Denim Shirt, High-Low Patterned Skirt, Wide-Brimmed Hat
The wide-brimmed hat is the most committing piece in this outfit. It announces that you are making a choice and you know it. The denim shirt cinched with a brown belt over a flowing patterned skirt is a bohemian reference within the vintage autumn fashion space. The knee-high suede boots anchor the whole thing. This is a look for somewhere outdoors: a weekend market, an outdoor event in October. It would look out of place at a desk but entirely right in open air.
Long Brown Vintage Coat in Earthy Tones

A longer brown vintage coat in warm earthy tones is one of the most versatile pieces in this category. The cut here is clearly structured, with visible tailoring at the waist and a substantial hem.

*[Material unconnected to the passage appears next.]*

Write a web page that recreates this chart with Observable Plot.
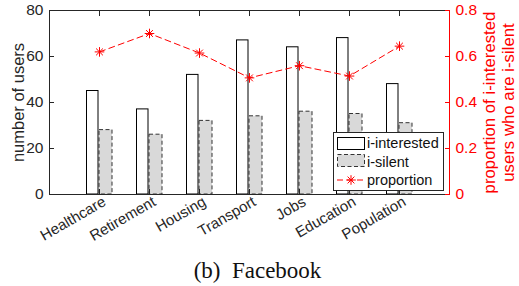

The wide, flat collar is a period detail that makes it look vintage rather than contemporary. This is the type of coat I’d suggest as a starting point for building a vintage autumn wardrobe from scratch. One good coat changes how you approach everything else.
Couple Look: Layered Knitwear and Classic Coats
Couple styling in vintage territory works when both outfits are solving the same problem: warmth with intention. Wool trousers, cozy sweaters, and classic coats in a shared color palette. The checkered scarf is the piece connecting the two looks without making them identical. This kind of coordinated dressing is less about matching and more about both outfits belonging to the same wardrobe sensibility. The umbrellas are a nice touch, very much in character with the overall aesthetic.
Tailored Tweed Suits With Classic Hats
Tailored tweed suits in a couple context represent full commitment to the aesthetic. These aren’t vintage-adjacent. They are vintage-committed. The hats, the boots, the leather accessories, the choice to match the palette across both outfits. This is a reference to a specific British country dressing tradition that still feels completely wearable and grounded. I’d wear the women’s version on a cold October weekend without hesitation. The hat would need to fit right. Everything falls apart if the hat is wrong.
FAQ
How to make an outfit look vintage?
Look for specific silhouettes: high-waisted bottoms, boxy or structured blazers, full midi skirts. The silhouette signals era more reliably than any single item. Then choose fabrics with weight and texture: wool, tweed, heavy cotton. Synthetic fabrics made to look like natural ones rarely photograph as vintage. Accessories complete the shift. A brooch, a proper leather belt, or a beret can anchor an otherwise contemporary outfit in vintage territory.
How can I look stylish in autumn?
Start with one strong outerwear piece and build around it. A well-cut coat in camel, brown, or plaid does most of the visual work in autumn. Under it, layer textures: a knit against a woven, a smooth blouse under a rough tweed. Choose autumnal tones such as burgundy, mustard, forest green, and rust rather than defaulting to black. Boots in a warm brown rather than stark black often work better with fall palettes.
How do I start wearing vintage?
Start with one category and get specific about it. Coats are a good first purchase because sizing is more forgiving and quality differences are immediately obvious. Visit actual thrift stores and vintage markets rather than online shops at first. You need to handle the fabric to know if it is worth buying. Mix vintage pieces with contemporary basics. A vintage blazer over modern trousers is approachable. Head-to-toe vintage takes more practice to wear without looking like a character.